One of my goals for January was to figure out how much contribution room I have in my Tax-Free Savings Account. This shouldn’t be difficult, but despite my love of all things personal finance, I’m not quite as organized with my TFSA as I should be.
First of all, I have two of them: one is a simple savings account with ING, the other is a brokerage account with Questrade. This immediately creates two piles of paperwork I needed to go through. Secondly, I don’t contribute regularly or with any rhyme or reason. I transfer some money from every paycheque to my brokerage TFSA since I opened it in the summer, but my ING savings account one is kind of all over the place. I put money in it some months, and some months I don’t. Lastly, I’ve made withdrawals in the past. Because my emergency fund is my ING TFSA, I’ve pulled cash out to cover my butt when paycheques came up short.
My ING TFSA has been earning interest and my Questrade TFSA collects dividends and profits from stock sales, so their balances don’t reflect my actual contributions (in a good way!). So my only plan of attack was to sit down with the monthly statements from each account and go through every contribution and withdrawal.
Well, it actually wasn’t too bad. The stock account is fairly new and the ING one is a bit inactive so I figured everything out within an hour. I’m happy to report I have less contribution room than I expected — this means I’ve actually contributed more to my TFSA than I previously thought. Win! But I’m still not close to maxing it out.
Since it is now 2012, Canadians have $20,000 worth of contribution room in their Tax Free Savings Account — $5,000 for each year since 2009. For those of you new to TFSAs, they’re registered accounts in which any earnings are NOT taxed. This means any profit you make on money within a TFSA can’t be gouged as income. (For more information about the Tax Free Savings Account visit the Government of Canada TFSA website here). Maxing out my TFSA is a personal goal of mine, though I know I won’t be able to meet it for a couple of years, because not only do I have to catch up on old contribution room, every year you can contribute another $5,000.
But this year I am going to get $5,000 in there. I will! And I’ll worry about the extra contribution room later.

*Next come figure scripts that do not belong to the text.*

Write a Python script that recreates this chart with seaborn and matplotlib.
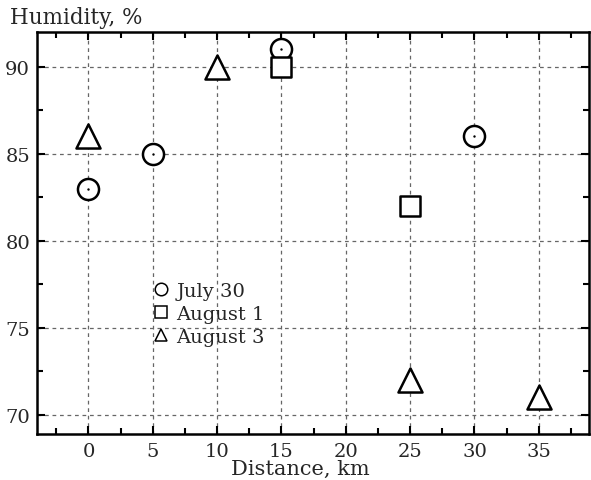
import matplotlib
matplotlib.use("Agg")
import matplotlib.pyplot as plt
import seaborn as sns
import pandas as pd
from matplotlib.ticker import MultipleLocator
from matplotlib.lines import Line2D

july30_x = [0, 5, 15, 30]
july30_y = [83, 85, 91, 86]
aug1_x = [15, 25]
aug1_y = [90, 82]
aug3_x = [0, 10, 25, 35]
aug3_y = [86, 90, 72, 71]
labels = ["July 30", "August 1", "August 3"]

sns.set_style("white")
plt.rcParams['font.family'] = ['DejaVu Serif']
plt.rcParams['mathtext.fontset'] = 'dejavuserif'

fig = plt.figure(figsize=(5.91, 4.81), dpi=100)
ax = fig.add_axes([0.0626, 0.0956, 0.934, 0.8358])

series = [
    (july30_x, july30_y, 'o', labels[0], 230),
    (aug1_x, aug1_y, 's', labels[1], 200),
    (aug3_x, aug3_y, '^', labels[2], 300),
]
for xs, ys, m, lab, s in series:
    df = pd.DataFrame({"Distance": xs, "Humidity": ys})
    sns.scatterplot(data=df, x="Distance", y="Humidity", marker=m, s=s,
                    facecolors='white', edgecolors='black', linewidths=1.8,
                    ax=ax, zorder=3, legend=False)
# center dots for circles
sns.scatterplot(x=july30_x, y=july30_y, marker='o', s=3, color='black',
                linewidth=0, ax=ax, zorder=4, legend=False)

ax.set_xlim(-4, 38.9)
ax.set_ylim(68.9, 92.0)
ax.set_xticks([0, 5, 10, 15, 20, 25, 30, 35])
ax.xaxis.set_minor_locator(MultipleLocator(2.5))
ax.yaxis.set_major_locator(MultipleLocator(5))
ax.yaxis.set_minor_locator(MultipleLocator(2.5))
ax.tick_params(which='both', direction='in', top=True, right=True,
               bottom=True, left=True, width=1.5, labelsize=14, color='black')
ax.tick_params(which='major', length=6, pad=5)
ax.tick_params(axis='x', which='major', pad=6)
ax.tick_params(which='minor', length=4)
ax.grid(True, which='major', linestyle=(0, (3, 3)), color='#666666', linewidth=0.9)
for sp in ax.spines.values():
    sp.set_linewidth(1.8)
    sp.set_color('black')

ax.set_xlabel("Distance, km", fontsize=15, va='center')
ax.xaxis.set_label_coords(0.478, -0.085, transform=ax.transAxes)
ax.set_ylabel("")
fig.text(0.017, 0.962, "Humidity, %", fontsize=15.5, ha='left', va='center')

handles = [Line2D([], [], marker=m, linestyle='none', markerfacecolor='none',
                  markeredgecolor='black', markersize=9, markeredgewidth=1.1)
           for m in ['o', 's', '^']]
leg = ax.legend(handles, labels, loc='upper left', bbox_to_anchor=(0.2, 0.398),
                frameon=False, fontsize=14, handlelength=0.6, handletextpad=0.5,
                labelspacing=0.25, borderaxespad=0)

fig.savefig("out.png", dpi=100)
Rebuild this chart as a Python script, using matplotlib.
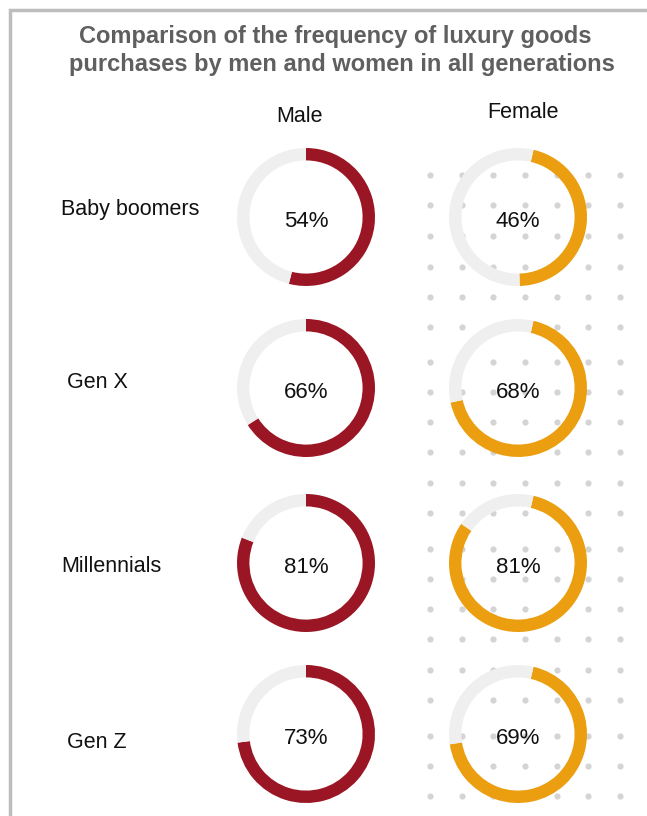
import matplotlib.pyplot as plt
import numpy as np

plt.rcParams['font.family'] = ['Liberation Sans', 'DejaVu Sans']

# data
generations = ['Baby boomers', 'Gen X', 'Millennials', 'Gen Z']
male = [54, 66, 81, 73]
female = [46, 68, 81, 69]

W, H = 647, 816
fig = plt.figure(figsize=(W / 100, H / 100), dpi=100)

# background axes in pixel coordinates
bg = fig.add_axes([0, 0, 1, 1])
bg.set_xlim(0, W)
bg.set_ylim(H, 0)
bg.axis('off')

# frame (left and top only)
bg.plot([10, 10, W], [H, 10, 10], color='#bdbdbd', lw=2.5, solid_joinstyle='miter')

# dotted texture behind the female column
dot_x = [430, 462, 493, 525, 557, 588, 620]
dot_y = [175, 205, 236, 267, 297, 327, 362, 392, 422, 452, 483, 513,
         549, 579, 609, 639, 670, 700, 736, 766, 796]
dx, dy = np.meshgrid(dot_x, dot_y)
bg.scatter(dx.ravel(), dy.ravel(), s=20, color='#d4d4d4', lw=0, zorder=1)

# titles
bg.text(335, 37, 'Comparison of the frequency of luxury goods', ha='center', va='center',
        fontsize=17, fontweight='bold', color='#5f5f5f')
bg.text(342, 64, 'purchases by men and women in all generations', ha='center', va='center',
        fontsize=17, fontweight='bold', color='#5f5f5f')
bg.text(300, 116, 'Male', ha='center', va='center', fontsize=15.5, color='#111111')
bg.text(523, 112, 'Female', ha='center', va='center', fontsize=15.5, color='#111111')

centers_y = [217, 388, 563, 734]
label_x = [61, 67, 61, 67]
label_y = [210, 382, 567, 742]
cols = [(306, male, '#9b1624', 0), (518, female, '#eb9e0f', 13)]

R = 69
for i, gen in enumerate(generations):
    bg.text(label_x[i], label_y[i], gen, ha='left', va='center', fontsize=15.5, color='#111111')
    for cx, vals, color, offset in cols:
        cy = centers_y[i]
        ax = fig.add_axes([(cx - R) / W, 1 - (cy + R) / H, 2 * R / W, 2 * R / H])
        v = vals[i]
        ax.pie([v, 100 - v], colors=[color, '#efefef'], startangle=90 - offset,
               counterclock=False, radius=1,
               wedgeprops=dict(width=0.18, linewidth=0))
        ax.set_xlim(-1, 1)
        ax.set_ylim(-1, 1)
        ax.set_aspect('equal')
        ax.axis('off')
        ax.text(0, -0.06, f'{v}%', ha='center', va='center', fontsize=16, color='#111111')

fig.savefig('out.png', dpi=100)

My plan is first to put $250/mo into my brokerage TFSA for a total of $3,000. Starting in March, I’m going to contribute $100 to my ING TFSA for a total of $1,000. This kills two birds with one stone: extra money into the TFSA and getting my emergency fund to 3 months worth of savings ($3,000). I’m not sure where the remaining $1,000 will come from. Probably a combination of things (ie. I add $50 every time I complete a goal on my Day Zero list). Sadly I have earmarked some of the money in my TFSA for a trip to Africa in July (hopefully), but I figure as long as the balance grows more than it decreases in 2012, I’m doing ok.
Canadians, have you maxed out your TFSA? What is your strategy? Also, US & international readers, does your country have a similar type of account where earnings are not taxed? How does it work?